Blake befriends a hapless flower girl, and is invited to her room for an encounter between innocence and experience. Then the girl’s lover bursts in and shoots her. Blake shoots the man, is shot near the heart, leaps from the window, and flees. We discover the dead man is Dickinson’s son, and the mill owner hires men to track and kill Blake.
The next morning Blake regains consciousness in the forest to find his wound being tended by the Indian named Nobody (Gary Farmer), who was raised by white men, educated in England, and treats Blake as if he really is the poet. The two men now undertake an odyssey, pursued by the killers, in search of Blake’s ultimate destiny, which is revealed as a pleasing cross between the mysticism of the original Blake and the American Indians.
Dead Man is a strange, slow, unrewarding movie that provides us with more time to think about its meaning than with meaning.
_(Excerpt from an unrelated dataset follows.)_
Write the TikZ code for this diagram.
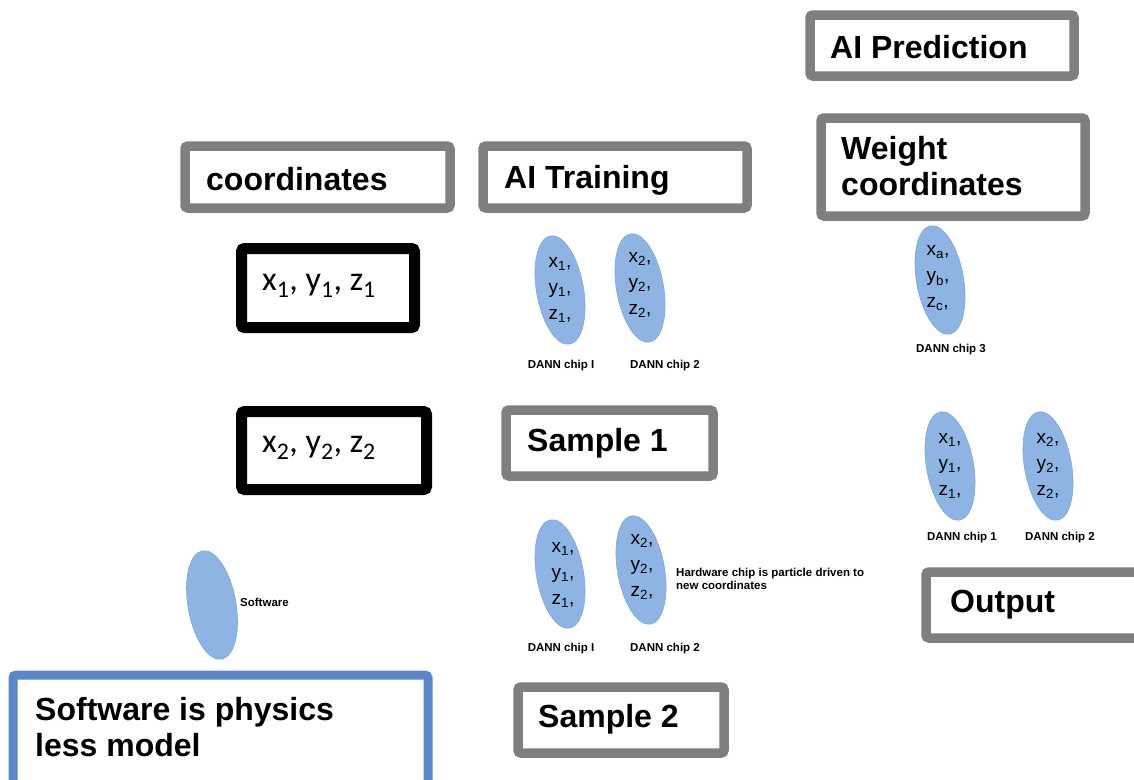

The black-and-white photography by Robby Muller is a series of monochromes in which the brave new land of the West already betrays a certain loneliness. Farmer brings to the Indian a sweetness and a curious contemporary air (he talks like a New Age guru), and Depp is sad and lost as the opposite of Nobody—which is, I fear, Everyman. A mood might have developed here, had it not been for the unfortunate score by Neil Young, which for the film’s final thirty minutes sounds like nothing so much as a man repeatedly dropping his guitar.
Jim Jarmusch is trying to get at something here, and I don’t have a clue what it is. Are the machines of the east going to destroy the nature of the west? Is the white man doomed, and is the Indian his spiritual guide to the farther shore? Should you avoid any town that can’t use another accountant? Watching the film, I was reminded of the original William Blake’s visionary drawings and haunting poems. Leaving the theater, I came home and took down my Blake and found that the poet had even explained the method of this film: “You never know what is enough until you know what is more than enough.”